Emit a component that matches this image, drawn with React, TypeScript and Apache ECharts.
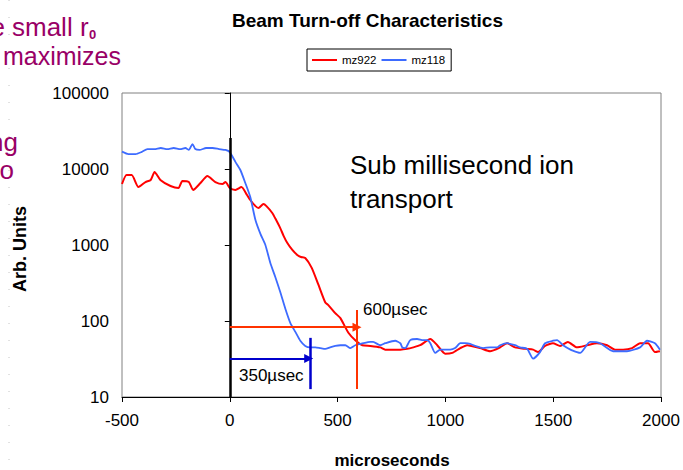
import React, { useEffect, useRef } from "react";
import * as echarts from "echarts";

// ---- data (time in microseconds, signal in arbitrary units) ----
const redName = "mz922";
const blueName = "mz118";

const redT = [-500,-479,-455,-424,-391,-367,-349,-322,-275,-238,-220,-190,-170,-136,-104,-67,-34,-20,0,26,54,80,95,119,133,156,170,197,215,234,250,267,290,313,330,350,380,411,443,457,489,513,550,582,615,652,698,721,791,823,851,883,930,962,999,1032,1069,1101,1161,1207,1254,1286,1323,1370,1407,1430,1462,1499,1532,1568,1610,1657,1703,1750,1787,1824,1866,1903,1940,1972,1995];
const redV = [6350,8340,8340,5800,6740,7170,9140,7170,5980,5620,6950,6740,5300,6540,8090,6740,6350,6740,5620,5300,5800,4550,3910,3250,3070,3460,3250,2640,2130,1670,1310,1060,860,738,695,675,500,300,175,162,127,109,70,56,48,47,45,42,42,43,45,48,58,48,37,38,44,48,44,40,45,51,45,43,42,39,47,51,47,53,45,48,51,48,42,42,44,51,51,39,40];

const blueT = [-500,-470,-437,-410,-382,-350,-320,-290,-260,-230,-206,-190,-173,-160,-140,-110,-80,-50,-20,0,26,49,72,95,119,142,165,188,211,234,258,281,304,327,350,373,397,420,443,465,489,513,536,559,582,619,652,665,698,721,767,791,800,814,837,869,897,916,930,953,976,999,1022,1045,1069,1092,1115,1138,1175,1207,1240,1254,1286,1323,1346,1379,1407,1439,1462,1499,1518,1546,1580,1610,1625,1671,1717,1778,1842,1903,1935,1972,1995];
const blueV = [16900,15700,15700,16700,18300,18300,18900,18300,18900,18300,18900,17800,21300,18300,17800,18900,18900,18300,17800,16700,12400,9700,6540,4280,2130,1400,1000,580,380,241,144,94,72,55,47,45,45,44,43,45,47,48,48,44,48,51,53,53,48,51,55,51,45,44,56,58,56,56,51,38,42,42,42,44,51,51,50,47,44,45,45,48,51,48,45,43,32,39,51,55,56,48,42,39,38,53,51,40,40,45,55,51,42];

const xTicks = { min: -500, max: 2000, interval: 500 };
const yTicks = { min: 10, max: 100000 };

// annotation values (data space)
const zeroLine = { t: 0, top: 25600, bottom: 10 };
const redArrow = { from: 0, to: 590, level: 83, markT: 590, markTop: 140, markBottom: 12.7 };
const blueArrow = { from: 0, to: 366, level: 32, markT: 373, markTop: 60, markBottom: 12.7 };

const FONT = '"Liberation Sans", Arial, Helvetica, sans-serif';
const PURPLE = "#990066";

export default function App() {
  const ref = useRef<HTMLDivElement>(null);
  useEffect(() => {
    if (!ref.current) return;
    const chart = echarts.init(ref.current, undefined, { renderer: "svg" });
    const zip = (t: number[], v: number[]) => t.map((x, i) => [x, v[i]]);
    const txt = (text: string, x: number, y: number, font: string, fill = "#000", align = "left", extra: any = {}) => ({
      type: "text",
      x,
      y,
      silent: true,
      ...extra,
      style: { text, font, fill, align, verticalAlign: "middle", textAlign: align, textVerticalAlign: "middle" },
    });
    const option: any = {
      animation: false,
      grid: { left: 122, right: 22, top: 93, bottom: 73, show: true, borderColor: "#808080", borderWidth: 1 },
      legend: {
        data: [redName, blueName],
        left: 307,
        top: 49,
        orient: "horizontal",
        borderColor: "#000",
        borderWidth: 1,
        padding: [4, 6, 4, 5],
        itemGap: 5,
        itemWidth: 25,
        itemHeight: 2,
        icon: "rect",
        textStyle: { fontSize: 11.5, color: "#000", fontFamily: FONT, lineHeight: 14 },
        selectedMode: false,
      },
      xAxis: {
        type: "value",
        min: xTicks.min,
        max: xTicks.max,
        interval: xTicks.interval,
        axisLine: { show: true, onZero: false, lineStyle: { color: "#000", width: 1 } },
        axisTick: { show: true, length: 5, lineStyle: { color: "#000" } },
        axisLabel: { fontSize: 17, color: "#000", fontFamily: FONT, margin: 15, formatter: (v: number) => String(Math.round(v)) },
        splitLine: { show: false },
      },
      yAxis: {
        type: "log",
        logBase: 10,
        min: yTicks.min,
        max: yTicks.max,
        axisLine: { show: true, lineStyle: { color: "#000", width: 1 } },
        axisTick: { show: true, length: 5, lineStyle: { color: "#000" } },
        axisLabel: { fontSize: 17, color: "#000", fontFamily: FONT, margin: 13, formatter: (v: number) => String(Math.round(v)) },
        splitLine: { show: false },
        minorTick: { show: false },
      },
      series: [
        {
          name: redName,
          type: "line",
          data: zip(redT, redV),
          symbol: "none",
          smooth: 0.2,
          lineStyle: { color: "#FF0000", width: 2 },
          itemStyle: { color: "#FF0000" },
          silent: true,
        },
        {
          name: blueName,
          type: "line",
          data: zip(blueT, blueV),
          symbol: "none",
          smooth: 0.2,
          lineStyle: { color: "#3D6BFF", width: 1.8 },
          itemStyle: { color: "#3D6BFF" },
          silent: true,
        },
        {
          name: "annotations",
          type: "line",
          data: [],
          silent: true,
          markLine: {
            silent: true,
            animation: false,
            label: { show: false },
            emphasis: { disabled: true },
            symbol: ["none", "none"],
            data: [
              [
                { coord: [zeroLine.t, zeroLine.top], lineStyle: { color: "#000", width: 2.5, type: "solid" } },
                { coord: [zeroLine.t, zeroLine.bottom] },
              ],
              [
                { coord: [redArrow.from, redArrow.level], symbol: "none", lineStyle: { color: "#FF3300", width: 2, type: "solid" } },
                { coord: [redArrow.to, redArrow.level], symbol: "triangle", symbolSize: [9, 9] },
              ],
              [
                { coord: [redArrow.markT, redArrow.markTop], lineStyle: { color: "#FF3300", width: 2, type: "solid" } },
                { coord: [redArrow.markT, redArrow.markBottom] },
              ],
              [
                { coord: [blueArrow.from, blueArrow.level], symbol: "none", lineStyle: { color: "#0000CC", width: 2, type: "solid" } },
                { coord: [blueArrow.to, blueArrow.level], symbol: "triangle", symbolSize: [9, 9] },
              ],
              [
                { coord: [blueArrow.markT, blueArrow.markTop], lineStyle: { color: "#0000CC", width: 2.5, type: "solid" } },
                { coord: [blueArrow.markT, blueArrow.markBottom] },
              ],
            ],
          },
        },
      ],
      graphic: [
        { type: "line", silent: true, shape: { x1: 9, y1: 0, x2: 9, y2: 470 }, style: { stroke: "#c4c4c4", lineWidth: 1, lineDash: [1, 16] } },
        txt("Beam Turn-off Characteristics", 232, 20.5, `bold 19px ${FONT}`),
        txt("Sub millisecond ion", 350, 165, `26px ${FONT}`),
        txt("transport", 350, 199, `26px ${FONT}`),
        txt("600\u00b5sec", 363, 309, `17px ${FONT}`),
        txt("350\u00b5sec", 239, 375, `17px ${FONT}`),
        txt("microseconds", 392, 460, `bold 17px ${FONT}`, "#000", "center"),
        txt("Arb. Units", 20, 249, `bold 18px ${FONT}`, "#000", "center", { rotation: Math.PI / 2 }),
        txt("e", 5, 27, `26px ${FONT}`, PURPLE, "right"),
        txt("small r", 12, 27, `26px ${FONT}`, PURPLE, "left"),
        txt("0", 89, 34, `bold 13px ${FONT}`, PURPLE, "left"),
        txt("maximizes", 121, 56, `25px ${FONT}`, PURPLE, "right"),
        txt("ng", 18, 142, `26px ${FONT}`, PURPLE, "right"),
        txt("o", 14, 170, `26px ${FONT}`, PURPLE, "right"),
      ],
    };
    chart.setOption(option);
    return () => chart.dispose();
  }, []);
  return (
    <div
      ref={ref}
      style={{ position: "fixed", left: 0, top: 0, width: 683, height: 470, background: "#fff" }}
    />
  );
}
****
Exercise objective:
Repeat the listing above exactly from its first line to the line containing "import * as", both included, and omit the pictures.

Response for this exercise:
Emit a component that matches this image, drawn with React, TypeScript and Apache ECharts.
import React, { useEffect, useRef } from "react";
import * as echarts from "echarts";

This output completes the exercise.